Die Kostenentscheidung findet ihre Grundlage in § 155 Abs. 1 VwGO, da die Kläger nur mit ihrem Hilfsantrag, nicht jedoch mit dem Verpflichtungsantrag Erfolg hatten.
Die Entscheidung über die vorläufige Vollstreckbarkeit der Kostenentscheidung folgt aus § 167 VwGO i. V. m. §§ 708 ff. ZPO.
Rechtsmittelbelehrung:
Nach §§ 124, 124 a Abs. 4 VwGO können die Beteiligten die Zulassung der Berufung gegen dieses Urteil innerhalb eines Monats nach Zustellung beim Bayerischen Verwaltungsgericht München, Hausanschrift: Bayerstraße 30, 80335 München, oder Postanschrift: Postfach 20 05 43, 80005 München beantragen. In dem Antrag ist das angefochtene Urteil zu bezeichnen. Dem Antrag sollen vier Abschriften beigefügt werden.

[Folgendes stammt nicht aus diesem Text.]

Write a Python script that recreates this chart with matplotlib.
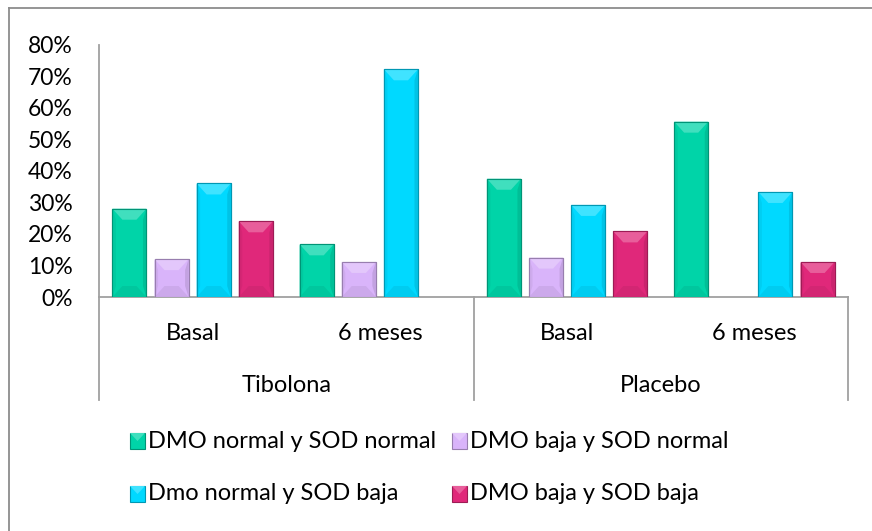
import numpy as np
import matplotlib
matplotlib.use("Agg")
import matplotlib.pyplot as plt
from matplotlib.patches import Polygon, Rectangle
from matplotlib.lines import Line2D
from matplotlib import colors as mcolors

plt.rcParams['font.family'] = ['Lato', 'DejaVu Sans']

# data
groups = ['Tibolona', 'Placebo']
periods = ['Basal', '6 meses', 'Basal', '6 meses']
series = ['DMO normal y SOD normal', 'DMO baja y SOD normal',
          'Dmo normal y SOD baja', 'DMO baja y SOD baja']
normal_normal = [0.28, 0.167, 0.375, 0.556]
baja_normal = [0.12, 0.111, 0.125, 0.0]
normal_baja = [0.36, 0.722, 0.292, 0.333]
baja_baja = [0.24, 0.0, 0.208, 0.111]
yticks = [0, 0.1, 0.2, 0.3, 0.4, 0.5, 0.6, 0.7, 0.8]

values = [normal_normal, baja_normal, normal_baja, baja_baja]
cols = ['#00D4A8', '#D9B4FA', '#00D9FF', '#E0287A']

W, H = 872, 531
fig = plt.figure(figsize=(W / 100, H / 100), dpi=100)
left, right, bottom, top = 99 / W, 848 / W, (H - 297) / H, (H - 44.7) / H
ax = fig.add_axes([left, bottom, right - left, top - bottom])

x = np.arange(len(periods))
step = 0.225
bw = 0.182
ax.set_xlim(-0.5, len(periods) - 0.5)
ax.set_ylim(0, 0.8)

ax_w_px = (right - left) * W
ax_h_px = (top - bottom) * H
bx_unit = (len(periods)) / ax_w_px
by_unit = 0.8 / ax_h_px


def shade(c, f):
    r, g, b = mcolors.to_rgb(c)
    if f > 0:
        return (r + (1 - r) * f, g + (1 - g) * f, b + (1 - b) * f)
    return (r * (1 + f), g * (1 + f), b * (1 + f))


for i, (vals, c) in enumerate(zip(values, cols)):
    bars = ax.bar(x + (i - 1.5) * step, vals, bw, color=c,
                  edgecolor=shade(c, -0.35), linewidth=0.8, zorder=3)
    for r in bars:
        h = r.get_height()
        if h <= 0:
            r.set_visible(False)
            continue
        x0, w = r.get_x(), r.get_width()
        bx = 10 * bx_unit
        by = min(11 * by_unit, h / 2)
        bxx = min(bx, w / 2)
        ax.add_patch(Polygon([(x0, h), (x0 + w, h), (x0 + w - bxx, h - by), (x0 + bxx, h - by)],
                             closed=True, color=shade(c, 0.25), lw=0, zorder=4))
        ax.add_patch(Polygon([(x0, 0), (x0 + w, 0), (x0 + w - bxx, by), (x0 + bxx, by)],
                             closed=True, color=shade(c, -0.06), lw=0, zorder=4))
        ax.add_patch(Polygon([(x0, 0), (x0 + bxx * 0.35, by), (x0 + bxx * 0.35, h - by), (x0, h)],
                             closed=True, color=shade(c, -0.05), lw=0, zorder=4))
        ax.add_patch(Polygon([(x0 + w, 0), (x0 + w - bxx * 0.35, by), (x0 + w - bxx * 0.35, h - by), (x0 + w, h)],
                             closed=True, color=shade(c, -0.1), lw=0, zorder=4))
        ax.add_patch(Rectangle((x0, 0), w, h, fill=False, ec=shade(c, -0.3), lw=0.8, zorder=5))

for s in ['top', 'right']:
    ax.spines[s].set_visible(False)
for s in ['left', 'bottom']:
    ax.spines[s].set_color('#A0A0A0')
    ax.spines[s].set_linewidth(1.3)

ax.set_yticks(yticks)
ax.set_yticklabels([f'{int(round(v * 100))}%' for v in yticks], fontsize=16.5)
ax.tick_params(axis='y', length=0, pad=19)
ax.set_xticks([])

trans = ax.get_xaxis_transform()
for xi, p in zip(x, periods):
    ax.text(xi, -36 / ax_h_px, p, transform=trans, ha='center', va='center', fontsize=17)
for gi, g in enumerate(groups):
    ax.text(2 * gi + 0.5, -89 / ax_h_px, g, transform=trans, ha='center', va='center', fontsize=17)
for xs in [-0.5, 1.5, 3.5]:
    ax.add_line(Line2D([xs, xs], [0, -103 / ax_h_px], transform=trans, color='#A0A0A0',
                       lw=1.3, clip_on=False))

# legend
leg_pos = [(130, 441), (452, 441), (130, 494), (452, 494)]
for (px, py), lab, c in zip(leg_pos, series, cols):
    fig.patches.append(Rectangle((px / W, (H - py - 8) / H), 15 / W, 16 / H,
                                 transform=fig.transFigure, fc=c, ec=shade(c, -0.3), lw=0.8))
    fig.patches.append(Polygon([(px / W, (H - py + 8) / H), ((px + 15) / W, (H - py + 8) / H),
                                ((px + 7.5) / W, (H - py) / H)], closed=True,
                               transform=fig.transFigure, fc=shade(c, 0.25), lw=0))
    fig.text((px + 18) / W, (H - py) / H, lab, ha='left', va='center', fontsize=17)

# chart border (top and left visible)
fig.add_artist(Line2D([9 / W, 1.0], [1 - 8 / H, 1 - 8 / H], transform=fig.transFigure,
                      color='#8C8C8C', lw=1.3))
fig.add_artist(Line2D([9 / W, 9 / W], [0, 1 - 8 / H], transform=fig.transFigure,
                      color='#8C8C8C', lw=1.3))

fig.savefig('out.png', dpi=100)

Innerhalb von zwei Monaten nach Zustellung dieses Urteils sind die Gründe darzulegen, aus denen die Berufung zuzulassen ist. Die Begründung ist bei dem Bayerischen Verwaltungsgerichtshof, Hausanschrift in München: Ludwigstraße 23, 80539 München, oder Postanschrift in München: Postfach 34 01 48, 80098 München Hausanschrift in Ansbach: Montgelasplatz 1, 91522 Ansbach einzureichen, soweit sie nicht bereits mit dem Antrag vorgelegt worden ist.
Über die Zulassung der Berufung entscheidet der Bayerische Verwaltungsgerichtshof.

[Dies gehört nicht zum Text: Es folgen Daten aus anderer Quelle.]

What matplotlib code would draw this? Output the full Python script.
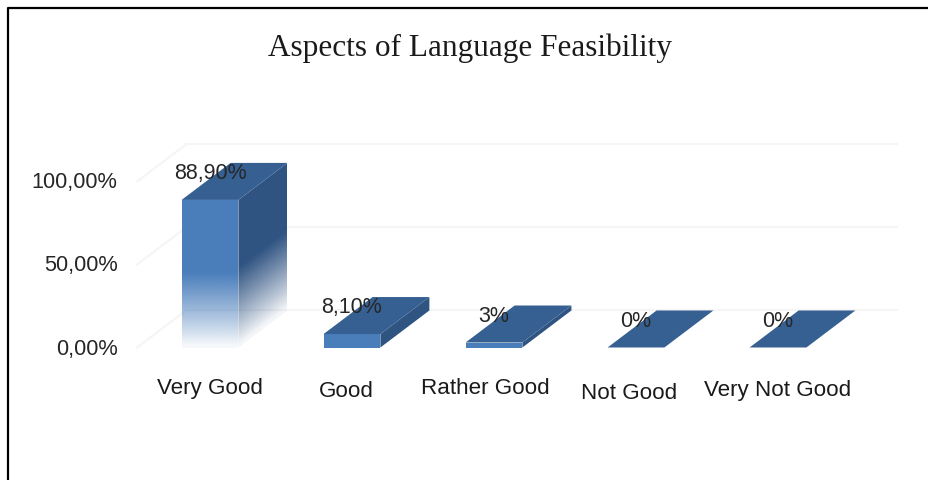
import numpy as np
import matplotlib
matplotlib.use("Agg")
import matplotlib.pyplot as plt
from matplotlib.colors import to_rgb
from matplotlib.lines import Line2D
from matplotlib.patches import Polygon
from matplotlib.transforms import ScaledTranslation

#Data
categories = ['Very Good', 'Good', 'Rather Good', 'Not Good', 'Very Not Good']
values = [88.9, 8.1, 3, 0, 0]
value_labels = ['88,90%', '8,10%', '3%', '0%', '0%']
y_ticks = [0, 50, 100]
y_tick_labels = ['0,00%', '50,00%', '100,00%']
title = 'Aspects of Language Feasibility'

#Style
front_color = '#4a7ebb'
top_color = '#366092'
side_color = '#305482'
grid_color = '#f5f5f5'
text_color = '#262626'
bar_width = 0.40
depth_x = 0.345  #3d offset in category units
depth_y = 22.3   #3d offset in percent units
label_shift = [0, -0.04, -0.06, -0.05, 0]
label_pad = [21.5, 23.5, 21.5, 24.5, 22.5]
W, H = 929, 481


def gradient_patch(ax, poly, fade_slope, fade_top, color):
    #RGBA image fading to transparent near the floor, clipped to a face
    poly = np.array(poly)
    x0, x1 = poly[:, 0].min(), poly[:, 0].max()
    y0, y1 = poly[:, 1].min(), poly[:, 1].max()
    xx, yy = np.meshgrid(np.linspace(x0, x1, 80), np.linspace(y1, y0, 300))
    height = yy - fade_slope * (xx - x0)
    alpha = np.clip(height / fade_top, 0.04, 1) ** 0.9
    img = np.zeros(xx.shape + (4,))
    img[..., :3] = to_rgb(color)
    img[..., 3] = alpha
    im = ax.imshow(img, extent=(x0, x1, y0, y1), aspect='auto', zorder=3, interpolation='bilinear')
    clip = Polygon(poly, closed=True, transform=ax.transData, facecolor='none', edgecolor='none')
    ax.add_patch(clip)
    im.set_clip_path(clip)


fig = plt.figure(figsize=(W / 100, H / 100), dpi=100, facecolor='white')
ax = fig.add_axes([137 / W, 1 - 348.5 / H, (898 - 137) / W, 207.5 / H])
xlim = (-0.514, 4.845)
ylim = (0, 125)

#Back wall and side wall grid
for v in y_ticks:
    ax.plot([xlim[0] + depth_x, xlim[1]], [v + depth_y, v + depth_y], color=grid_color, lw=1.5, zorder=1)
    ax.plot([xlim[0], xlim[0] + depth_x], [v, v + depth_y], color=grid_color, lw=1.5, zorder=1, clip_on=False)

#Bars
for i, v in enumerate(values):
    l = i - bar_width / 2
    r = i + bar_width / 2
    front = [(l, 0), (r, 0), (r, v), (l, v)]
    side = [(r, 0), (r + depth_x, depth_y), (r + depth_x, v + depth_y), (r, v)]
    top = [(l, v), (r, v), (r + depth_x, v + depth_y), (l + depth_x, v + depth_y)]
    if v > 50:
        gradient_patch(ax, front, 0, 45, front_color)
        gradient_patch(ax, side, depth_y / depth_x, 48, side_color)
    else:
        ax.add_patch(Polygon(front, facecolor=front_color, edgecolor='none', zorder=3, clip_on=False))
        ax.add_patch(Polygon(side, facecolor=side_color, edgecolor='none', zorder=3))
    ax.add_patch(Polygon(top, facecolor=top_color, edgecolor='none', zorder=4))
    ax.text(i, v + 16.5, value_labels[i], ha='center', va='center', fontsize=15.5,
            family='Liberation Sans', color=text_color, zorder=5)

ax.set_xlim(xlim)
ax.set_ylim(ylim)
for s in ax.spines.values():
    s.set_visible(False)
ax.patch.set_visible(False)

ax.set_yticks(y_ticks, y_tick_labels, fontsize=15.7, family='Liberation Sans', color=text_color)
ax.tick_params(axis='y', length=0, pad=14)
for lab in ax.get_yticklabels():
    lab.set_transform(lab.get_transform() + ScaledTranslation(0, 2 / 100, fig.dpi_scale_trans))
ax.set_xticks([i + s for i, s in enumerate(label_shift)], categories, fontsize=16.1,
              family='Liberation Sans', color='#1a1a1a')
ax.tick_params(axis='x', length=0)
for tick, pad in zip(ax.xaxis.get_major_ticks(), label_pad):
    tick.set_pad(pad)

fig.text(470 / W, 1 - 48 / H, title, ha='center', va='center', fontsize=22.5,
         family='Liberation Serif', color='#1a1a1a')

#Picture frame, only left and top show
fig.add_artist(Line2D([8 / W, 8 / W, 1], [0, 1 - 9 / H, 1 - 9 / H], color='black', lw=1.6))

fig.savefig('out.png', dpi=100)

Vor dem Bayerischen Verwaltungsgerichtshof müssen sich die Beteiligten, außer im Prozesskostenhilfeverfahren, durch Prozessbevollmächtigte vertreten lassen. Dies gilt auch für Prozesshandlungen, durch die ein Verfahren vor dem Bayerischen Verwaltungsgerichtshof eingeleitet wird. Als Prozessbevollmächtigte zugelassen sind neben Rechtsanwälten und den in § 67 Abs. 2 Satz 1 VwGO genannten Rechtslehrern mit Befähigung zum Richteramt die in § 67 Abs. 4 Sätze 4 und 7 VwGO sowie in §§ 3, 5 RDGEG bezeichneten Personen und Organisationen.
Beschluss:
Der Streitwert wird auf EUR 6.000,- festgesetzt (§ 52 Abs. 1 Gerichtskostengesetz -GKG-).
Rechtsmittelbelehrung:
Gegen diesen Beschluss steht den Beteiligten die Beschwerde an den Bayerischen Verwaltungsgerichtshof zu, wenn der Wert des Beschwerdegegenstandes EUR 200,- übersteigt oder die Beschwerde zugelassen wurde. Die Beschwerde ist innerhalb von sechs Monaten, nachdem die Entscheidung in der Hauptsache Rechtskraft erlangt oder das Verfahren sich anderweitig erledigt hat, beim Bayerischen Verwaltungsgericht München, Hausanschrift: Bayerstraße 30, 80335 München, oder Postanschrift: Postfach 20 05 43, 80005 München einzulegen.
Ist der Streitwert später als einen Monat vor Ablauf dieser Frist festgesetzt worden, kann die Beschwerde auch noch innerhalb eines Monats nach Zustellung oder formloser Mitteilung des Festsetzungsbeschlusses eingelegt werden.
Der Beschwerdeschrift eines Beteiligten sollen Abschriften für die übrigen Beteiligten beigefügt werden.